* DO THIS:
Transcribe the records below from the first line to the line that includes "import matplotlib.pyplot as plt", inclusive, and omit the pictures.

(Entries from a dataset)

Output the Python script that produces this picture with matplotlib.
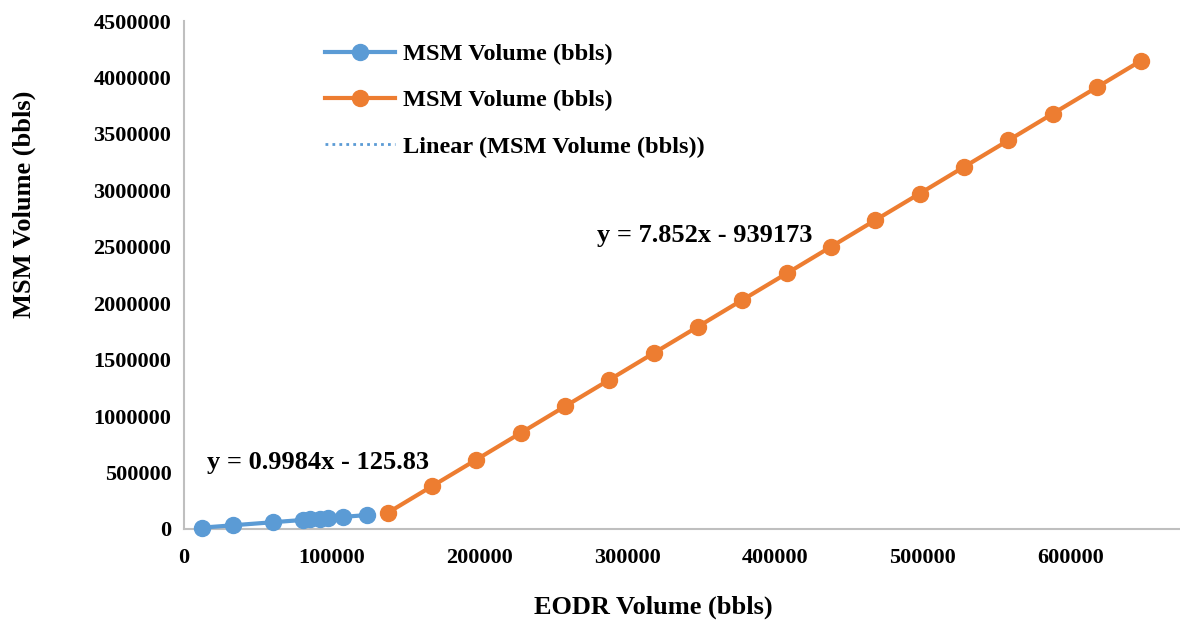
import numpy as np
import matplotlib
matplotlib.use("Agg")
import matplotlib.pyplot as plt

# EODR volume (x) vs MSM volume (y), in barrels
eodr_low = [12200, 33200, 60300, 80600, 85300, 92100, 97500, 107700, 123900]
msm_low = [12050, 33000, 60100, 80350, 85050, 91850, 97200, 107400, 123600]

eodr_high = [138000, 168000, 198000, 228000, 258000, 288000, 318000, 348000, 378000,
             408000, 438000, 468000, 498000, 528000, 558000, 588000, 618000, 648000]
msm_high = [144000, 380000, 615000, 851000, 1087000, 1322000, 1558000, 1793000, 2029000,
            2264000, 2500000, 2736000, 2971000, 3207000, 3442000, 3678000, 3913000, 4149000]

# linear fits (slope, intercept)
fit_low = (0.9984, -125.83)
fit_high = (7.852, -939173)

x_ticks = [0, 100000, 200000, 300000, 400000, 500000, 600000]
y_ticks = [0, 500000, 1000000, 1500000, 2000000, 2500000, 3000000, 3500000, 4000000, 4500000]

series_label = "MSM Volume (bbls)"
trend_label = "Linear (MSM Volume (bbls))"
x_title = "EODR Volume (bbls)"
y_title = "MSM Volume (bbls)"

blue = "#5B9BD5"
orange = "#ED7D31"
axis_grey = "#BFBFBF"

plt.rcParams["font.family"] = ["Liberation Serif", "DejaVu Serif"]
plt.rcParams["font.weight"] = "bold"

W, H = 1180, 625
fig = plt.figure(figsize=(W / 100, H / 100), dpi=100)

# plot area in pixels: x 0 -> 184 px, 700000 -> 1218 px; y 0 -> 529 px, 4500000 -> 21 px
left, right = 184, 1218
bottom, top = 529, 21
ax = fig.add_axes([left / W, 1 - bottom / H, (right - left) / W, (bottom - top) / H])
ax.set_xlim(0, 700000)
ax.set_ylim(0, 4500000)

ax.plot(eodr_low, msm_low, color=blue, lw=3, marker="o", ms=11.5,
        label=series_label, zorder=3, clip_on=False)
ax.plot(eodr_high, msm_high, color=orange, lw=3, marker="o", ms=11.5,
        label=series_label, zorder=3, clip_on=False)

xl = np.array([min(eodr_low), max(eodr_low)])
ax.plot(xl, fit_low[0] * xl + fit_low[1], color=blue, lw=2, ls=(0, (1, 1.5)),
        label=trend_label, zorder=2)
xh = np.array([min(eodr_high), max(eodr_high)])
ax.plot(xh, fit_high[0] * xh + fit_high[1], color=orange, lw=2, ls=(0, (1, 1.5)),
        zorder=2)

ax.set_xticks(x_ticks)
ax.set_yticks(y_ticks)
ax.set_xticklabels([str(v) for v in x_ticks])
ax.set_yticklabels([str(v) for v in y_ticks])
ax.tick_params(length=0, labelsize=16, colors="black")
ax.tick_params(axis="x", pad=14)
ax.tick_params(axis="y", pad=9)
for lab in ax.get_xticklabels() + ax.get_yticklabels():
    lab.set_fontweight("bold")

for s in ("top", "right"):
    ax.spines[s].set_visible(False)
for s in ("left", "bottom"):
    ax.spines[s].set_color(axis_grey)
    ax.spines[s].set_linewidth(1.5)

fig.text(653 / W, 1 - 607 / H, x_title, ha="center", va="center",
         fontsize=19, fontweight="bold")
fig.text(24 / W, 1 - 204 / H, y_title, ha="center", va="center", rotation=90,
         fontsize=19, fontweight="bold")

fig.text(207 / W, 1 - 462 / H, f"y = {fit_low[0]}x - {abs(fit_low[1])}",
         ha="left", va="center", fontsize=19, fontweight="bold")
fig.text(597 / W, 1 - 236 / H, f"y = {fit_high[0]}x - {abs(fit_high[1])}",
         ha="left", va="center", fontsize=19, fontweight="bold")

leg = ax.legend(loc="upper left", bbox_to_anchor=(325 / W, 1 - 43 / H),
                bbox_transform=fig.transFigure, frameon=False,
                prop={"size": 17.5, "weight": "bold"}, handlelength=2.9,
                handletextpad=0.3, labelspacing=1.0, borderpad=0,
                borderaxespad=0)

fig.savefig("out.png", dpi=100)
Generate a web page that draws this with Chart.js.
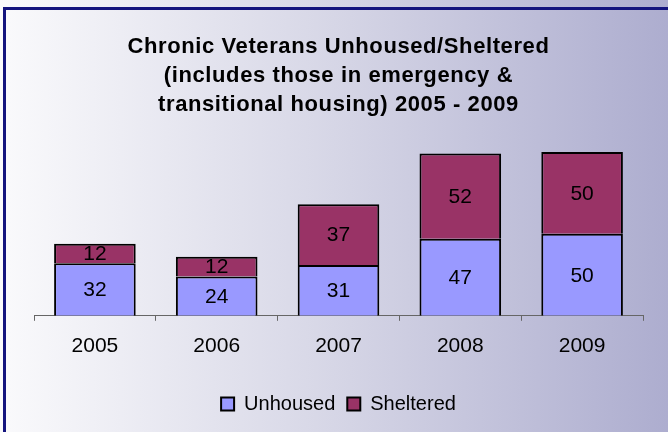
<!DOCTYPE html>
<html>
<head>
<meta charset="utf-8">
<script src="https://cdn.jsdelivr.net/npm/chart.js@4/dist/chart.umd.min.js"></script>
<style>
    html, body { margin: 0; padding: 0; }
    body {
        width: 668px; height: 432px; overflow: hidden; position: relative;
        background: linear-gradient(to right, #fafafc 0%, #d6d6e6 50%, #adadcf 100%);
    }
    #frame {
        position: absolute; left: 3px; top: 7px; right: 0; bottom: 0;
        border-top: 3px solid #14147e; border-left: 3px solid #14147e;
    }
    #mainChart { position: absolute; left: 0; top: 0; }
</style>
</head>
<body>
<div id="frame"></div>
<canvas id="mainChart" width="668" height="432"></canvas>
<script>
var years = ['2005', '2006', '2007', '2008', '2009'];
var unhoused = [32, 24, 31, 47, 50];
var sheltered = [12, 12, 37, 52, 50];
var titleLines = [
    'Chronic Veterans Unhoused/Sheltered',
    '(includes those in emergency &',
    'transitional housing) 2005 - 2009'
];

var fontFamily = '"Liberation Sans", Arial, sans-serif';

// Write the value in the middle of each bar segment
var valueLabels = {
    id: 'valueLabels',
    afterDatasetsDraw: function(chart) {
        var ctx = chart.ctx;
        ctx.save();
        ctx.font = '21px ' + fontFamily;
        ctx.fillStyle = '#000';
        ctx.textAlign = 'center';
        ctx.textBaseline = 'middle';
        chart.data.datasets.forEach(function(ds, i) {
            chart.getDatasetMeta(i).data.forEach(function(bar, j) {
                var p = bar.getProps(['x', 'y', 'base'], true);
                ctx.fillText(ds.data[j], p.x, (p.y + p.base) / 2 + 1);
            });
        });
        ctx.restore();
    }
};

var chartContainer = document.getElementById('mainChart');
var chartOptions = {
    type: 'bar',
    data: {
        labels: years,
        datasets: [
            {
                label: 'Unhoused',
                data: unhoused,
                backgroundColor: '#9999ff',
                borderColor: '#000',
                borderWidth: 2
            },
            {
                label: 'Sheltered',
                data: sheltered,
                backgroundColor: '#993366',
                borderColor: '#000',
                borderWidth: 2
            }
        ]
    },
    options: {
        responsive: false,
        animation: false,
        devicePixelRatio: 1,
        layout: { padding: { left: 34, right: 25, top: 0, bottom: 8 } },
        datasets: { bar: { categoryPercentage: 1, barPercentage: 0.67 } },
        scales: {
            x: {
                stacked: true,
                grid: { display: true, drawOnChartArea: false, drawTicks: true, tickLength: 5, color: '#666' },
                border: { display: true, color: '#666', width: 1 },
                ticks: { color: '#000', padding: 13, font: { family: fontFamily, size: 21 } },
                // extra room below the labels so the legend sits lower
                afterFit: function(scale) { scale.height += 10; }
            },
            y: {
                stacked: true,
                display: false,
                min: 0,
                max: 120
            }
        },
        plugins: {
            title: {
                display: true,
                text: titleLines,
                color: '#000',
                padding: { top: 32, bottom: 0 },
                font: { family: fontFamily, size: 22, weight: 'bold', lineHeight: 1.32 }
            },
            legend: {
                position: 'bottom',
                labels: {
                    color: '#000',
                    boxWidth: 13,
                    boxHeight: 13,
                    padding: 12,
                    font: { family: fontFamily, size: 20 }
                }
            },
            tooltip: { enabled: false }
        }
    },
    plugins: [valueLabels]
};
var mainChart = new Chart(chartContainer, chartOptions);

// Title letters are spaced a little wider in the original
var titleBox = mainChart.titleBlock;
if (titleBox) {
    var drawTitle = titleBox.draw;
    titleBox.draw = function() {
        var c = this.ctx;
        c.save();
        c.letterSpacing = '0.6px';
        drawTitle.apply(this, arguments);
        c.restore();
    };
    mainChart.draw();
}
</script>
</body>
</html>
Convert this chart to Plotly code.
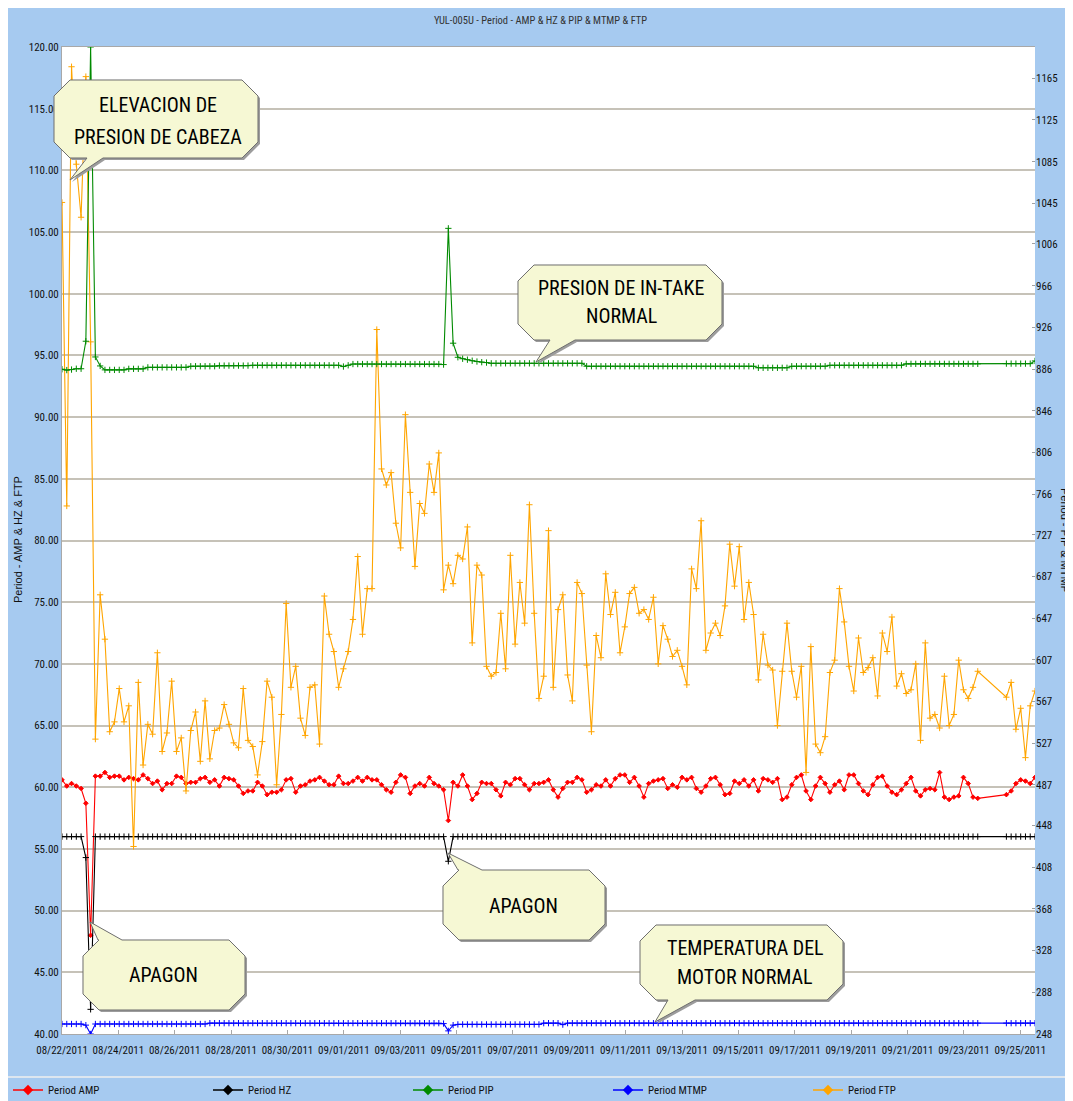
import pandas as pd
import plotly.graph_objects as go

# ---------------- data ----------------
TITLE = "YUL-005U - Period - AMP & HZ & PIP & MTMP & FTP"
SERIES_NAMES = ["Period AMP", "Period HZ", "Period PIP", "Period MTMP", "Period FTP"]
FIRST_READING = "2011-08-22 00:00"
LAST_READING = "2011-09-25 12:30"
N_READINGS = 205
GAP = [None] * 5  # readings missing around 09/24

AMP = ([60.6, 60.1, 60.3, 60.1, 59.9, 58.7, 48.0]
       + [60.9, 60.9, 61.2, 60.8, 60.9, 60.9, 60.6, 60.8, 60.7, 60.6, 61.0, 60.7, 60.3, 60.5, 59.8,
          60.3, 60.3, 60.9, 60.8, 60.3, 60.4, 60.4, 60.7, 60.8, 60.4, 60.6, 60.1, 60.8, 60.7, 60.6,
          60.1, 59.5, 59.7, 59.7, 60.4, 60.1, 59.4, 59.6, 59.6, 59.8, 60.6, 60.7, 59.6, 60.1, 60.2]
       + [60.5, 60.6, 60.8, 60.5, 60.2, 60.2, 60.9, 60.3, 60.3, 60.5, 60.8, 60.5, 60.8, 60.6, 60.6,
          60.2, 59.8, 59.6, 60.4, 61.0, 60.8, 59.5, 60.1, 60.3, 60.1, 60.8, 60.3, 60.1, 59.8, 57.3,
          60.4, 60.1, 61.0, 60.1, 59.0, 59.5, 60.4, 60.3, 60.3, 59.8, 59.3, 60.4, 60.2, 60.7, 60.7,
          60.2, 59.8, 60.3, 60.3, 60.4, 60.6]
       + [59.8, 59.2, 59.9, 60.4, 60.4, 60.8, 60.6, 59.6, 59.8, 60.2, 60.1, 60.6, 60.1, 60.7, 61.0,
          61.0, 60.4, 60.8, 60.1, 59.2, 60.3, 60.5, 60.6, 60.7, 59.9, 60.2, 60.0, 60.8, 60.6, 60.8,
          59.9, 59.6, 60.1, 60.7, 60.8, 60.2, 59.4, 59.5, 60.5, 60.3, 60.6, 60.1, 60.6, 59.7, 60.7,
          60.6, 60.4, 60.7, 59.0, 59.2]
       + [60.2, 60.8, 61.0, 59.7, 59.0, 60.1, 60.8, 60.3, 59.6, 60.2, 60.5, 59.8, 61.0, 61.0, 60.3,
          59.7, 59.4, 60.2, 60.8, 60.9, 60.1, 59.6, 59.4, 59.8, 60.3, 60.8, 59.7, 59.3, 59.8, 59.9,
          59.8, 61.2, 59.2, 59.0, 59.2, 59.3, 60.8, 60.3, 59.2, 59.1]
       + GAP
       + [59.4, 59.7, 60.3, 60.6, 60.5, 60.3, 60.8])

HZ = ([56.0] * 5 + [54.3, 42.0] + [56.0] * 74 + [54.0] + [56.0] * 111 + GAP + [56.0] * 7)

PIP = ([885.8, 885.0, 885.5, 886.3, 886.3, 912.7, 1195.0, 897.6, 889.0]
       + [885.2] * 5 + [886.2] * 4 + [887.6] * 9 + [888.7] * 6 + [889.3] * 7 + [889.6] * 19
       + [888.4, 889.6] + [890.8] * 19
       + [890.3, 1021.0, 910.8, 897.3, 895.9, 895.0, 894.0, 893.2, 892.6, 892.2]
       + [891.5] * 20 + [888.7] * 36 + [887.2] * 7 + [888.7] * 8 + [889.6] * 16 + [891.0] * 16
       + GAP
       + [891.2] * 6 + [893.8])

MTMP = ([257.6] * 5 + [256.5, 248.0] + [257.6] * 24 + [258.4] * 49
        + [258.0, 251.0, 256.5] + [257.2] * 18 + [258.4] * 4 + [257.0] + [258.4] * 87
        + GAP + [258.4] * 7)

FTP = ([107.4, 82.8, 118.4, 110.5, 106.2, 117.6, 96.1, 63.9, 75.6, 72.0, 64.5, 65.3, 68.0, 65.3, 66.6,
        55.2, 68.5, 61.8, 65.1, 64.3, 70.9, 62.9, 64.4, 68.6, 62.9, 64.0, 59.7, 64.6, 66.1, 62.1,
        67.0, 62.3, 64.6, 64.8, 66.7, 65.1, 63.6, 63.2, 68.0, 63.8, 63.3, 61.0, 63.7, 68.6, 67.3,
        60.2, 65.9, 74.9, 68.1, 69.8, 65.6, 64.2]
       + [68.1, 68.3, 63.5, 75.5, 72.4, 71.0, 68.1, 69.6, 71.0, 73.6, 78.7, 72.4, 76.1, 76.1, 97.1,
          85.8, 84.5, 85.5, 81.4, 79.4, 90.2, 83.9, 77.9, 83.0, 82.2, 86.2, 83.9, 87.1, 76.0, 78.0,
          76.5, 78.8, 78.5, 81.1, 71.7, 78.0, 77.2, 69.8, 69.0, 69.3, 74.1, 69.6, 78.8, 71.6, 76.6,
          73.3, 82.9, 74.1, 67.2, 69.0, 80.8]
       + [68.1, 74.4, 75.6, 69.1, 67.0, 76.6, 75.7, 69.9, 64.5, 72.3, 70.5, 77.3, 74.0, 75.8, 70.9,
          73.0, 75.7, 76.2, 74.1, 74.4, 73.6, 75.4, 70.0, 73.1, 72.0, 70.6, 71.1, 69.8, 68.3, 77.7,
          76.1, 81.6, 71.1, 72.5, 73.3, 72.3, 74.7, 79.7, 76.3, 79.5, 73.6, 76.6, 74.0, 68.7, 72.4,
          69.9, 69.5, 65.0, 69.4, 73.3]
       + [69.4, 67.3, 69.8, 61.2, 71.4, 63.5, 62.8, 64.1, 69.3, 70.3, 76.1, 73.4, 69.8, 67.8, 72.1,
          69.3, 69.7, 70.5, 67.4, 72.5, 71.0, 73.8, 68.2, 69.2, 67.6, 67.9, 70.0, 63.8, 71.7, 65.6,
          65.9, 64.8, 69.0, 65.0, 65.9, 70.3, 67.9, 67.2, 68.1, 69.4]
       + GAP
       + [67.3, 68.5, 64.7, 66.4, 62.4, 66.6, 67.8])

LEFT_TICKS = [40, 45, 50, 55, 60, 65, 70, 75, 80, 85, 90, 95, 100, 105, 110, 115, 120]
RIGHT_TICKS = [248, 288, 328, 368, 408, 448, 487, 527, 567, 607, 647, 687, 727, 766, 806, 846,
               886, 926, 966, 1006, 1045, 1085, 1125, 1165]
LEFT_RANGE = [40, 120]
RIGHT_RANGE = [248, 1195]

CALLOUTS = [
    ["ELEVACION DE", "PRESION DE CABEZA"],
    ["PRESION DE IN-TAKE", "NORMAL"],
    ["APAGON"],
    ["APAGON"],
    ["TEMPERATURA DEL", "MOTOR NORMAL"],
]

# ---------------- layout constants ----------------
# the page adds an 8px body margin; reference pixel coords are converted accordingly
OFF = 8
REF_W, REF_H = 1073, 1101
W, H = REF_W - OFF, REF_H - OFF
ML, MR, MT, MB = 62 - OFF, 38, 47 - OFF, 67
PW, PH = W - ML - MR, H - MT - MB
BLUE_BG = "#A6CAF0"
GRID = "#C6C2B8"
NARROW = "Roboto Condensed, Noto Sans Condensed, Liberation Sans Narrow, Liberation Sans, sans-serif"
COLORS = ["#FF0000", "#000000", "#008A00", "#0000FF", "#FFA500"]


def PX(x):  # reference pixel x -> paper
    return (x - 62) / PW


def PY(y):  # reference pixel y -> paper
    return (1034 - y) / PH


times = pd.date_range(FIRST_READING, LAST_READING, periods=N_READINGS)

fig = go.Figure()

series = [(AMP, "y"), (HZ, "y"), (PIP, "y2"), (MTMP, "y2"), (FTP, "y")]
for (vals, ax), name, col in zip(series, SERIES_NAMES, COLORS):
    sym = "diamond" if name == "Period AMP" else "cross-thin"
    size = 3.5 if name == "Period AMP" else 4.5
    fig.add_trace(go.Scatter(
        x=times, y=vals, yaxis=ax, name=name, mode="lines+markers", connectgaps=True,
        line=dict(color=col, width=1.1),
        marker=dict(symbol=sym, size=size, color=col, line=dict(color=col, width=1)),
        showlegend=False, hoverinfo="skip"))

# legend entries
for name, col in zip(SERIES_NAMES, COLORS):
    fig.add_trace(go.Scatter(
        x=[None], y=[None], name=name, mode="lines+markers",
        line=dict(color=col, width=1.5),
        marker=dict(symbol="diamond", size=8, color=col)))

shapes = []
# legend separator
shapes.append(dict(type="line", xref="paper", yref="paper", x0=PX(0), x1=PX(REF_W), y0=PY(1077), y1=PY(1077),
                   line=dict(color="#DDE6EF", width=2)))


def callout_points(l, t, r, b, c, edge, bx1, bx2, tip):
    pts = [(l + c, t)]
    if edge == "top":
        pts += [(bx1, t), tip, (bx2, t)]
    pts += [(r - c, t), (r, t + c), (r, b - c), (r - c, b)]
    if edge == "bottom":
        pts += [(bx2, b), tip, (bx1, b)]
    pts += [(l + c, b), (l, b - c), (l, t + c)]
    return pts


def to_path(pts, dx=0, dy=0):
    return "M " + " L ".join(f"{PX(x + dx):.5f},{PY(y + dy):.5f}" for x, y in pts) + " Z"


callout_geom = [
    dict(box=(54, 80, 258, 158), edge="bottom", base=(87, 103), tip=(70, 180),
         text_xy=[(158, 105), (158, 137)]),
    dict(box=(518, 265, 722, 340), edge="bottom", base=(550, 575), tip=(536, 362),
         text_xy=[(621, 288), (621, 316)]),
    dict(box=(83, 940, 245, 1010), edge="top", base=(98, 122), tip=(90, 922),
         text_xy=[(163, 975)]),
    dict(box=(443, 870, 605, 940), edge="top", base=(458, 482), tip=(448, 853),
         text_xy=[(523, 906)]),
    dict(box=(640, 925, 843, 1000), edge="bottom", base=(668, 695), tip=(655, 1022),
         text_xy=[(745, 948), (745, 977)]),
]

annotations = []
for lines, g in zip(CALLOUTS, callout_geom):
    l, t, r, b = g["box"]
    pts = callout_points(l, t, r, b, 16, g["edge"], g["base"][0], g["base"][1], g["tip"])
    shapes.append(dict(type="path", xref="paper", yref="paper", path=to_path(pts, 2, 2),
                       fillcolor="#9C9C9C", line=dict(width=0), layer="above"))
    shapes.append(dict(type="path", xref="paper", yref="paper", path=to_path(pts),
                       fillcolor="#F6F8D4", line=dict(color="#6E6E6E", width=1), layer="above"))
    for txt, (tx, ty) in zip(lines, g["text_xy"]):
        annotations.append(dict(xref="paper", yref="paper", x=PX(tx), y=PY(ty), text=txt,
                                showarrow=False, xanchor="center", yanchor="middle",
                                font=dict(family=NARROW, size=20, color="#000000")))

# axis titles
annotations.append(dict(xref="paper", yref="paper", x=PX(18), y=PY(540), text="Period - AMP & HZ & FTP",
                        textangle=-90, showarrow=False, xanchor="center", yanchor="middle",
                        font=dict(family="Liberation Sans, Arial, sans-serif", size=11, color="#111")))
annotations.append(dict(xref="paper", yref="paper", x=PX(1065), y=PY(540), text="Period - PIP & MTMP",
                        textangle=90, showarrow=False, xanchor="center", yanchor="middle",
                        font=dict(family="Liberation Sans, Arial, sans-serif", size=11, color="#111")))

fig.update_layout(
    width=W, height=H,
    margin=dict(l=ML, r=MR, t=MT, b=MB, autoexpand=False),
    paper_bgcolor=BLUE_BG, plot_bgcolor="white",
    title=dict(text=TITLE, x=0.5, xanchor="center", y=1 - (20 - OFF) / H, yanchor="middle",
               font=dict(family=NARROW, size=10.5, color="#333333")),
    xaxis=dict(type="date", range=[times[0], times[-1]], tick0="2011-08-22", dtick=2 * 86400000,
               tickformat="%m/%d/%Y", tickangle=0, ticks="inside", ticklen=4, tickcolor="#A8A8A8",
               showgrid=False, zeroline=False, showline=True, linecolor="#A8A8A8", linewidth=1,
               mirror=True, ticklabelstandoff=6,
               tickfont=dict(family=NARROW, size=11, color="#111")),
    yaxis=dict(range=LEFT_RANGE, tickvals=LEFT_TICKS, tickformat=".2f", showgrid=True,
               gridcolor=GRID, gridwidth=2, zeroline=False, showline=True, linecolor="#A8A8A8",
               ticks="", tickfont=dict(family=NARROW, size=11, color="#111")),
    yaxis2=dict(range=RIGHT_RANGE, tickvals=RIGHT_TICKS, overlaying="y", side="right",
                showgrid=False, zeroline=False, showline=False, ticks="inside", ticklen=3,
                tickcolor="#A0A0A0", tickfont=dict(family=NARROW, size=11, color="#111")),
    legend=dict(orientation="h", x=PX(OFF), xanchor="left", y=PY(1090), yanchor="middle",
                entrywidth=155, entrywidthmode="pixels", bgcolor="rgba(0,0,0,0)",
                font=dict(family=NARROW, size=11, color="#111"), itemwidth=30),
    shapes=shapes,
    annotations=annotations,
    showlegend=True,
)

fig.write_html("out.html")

* THE COMPLETED TASK:
Output the Python script that produces this picture with matplotlib.
import numpy as np
import matplotlib
matplotlib.use("Agg")
import matplotlib.pyplot as plt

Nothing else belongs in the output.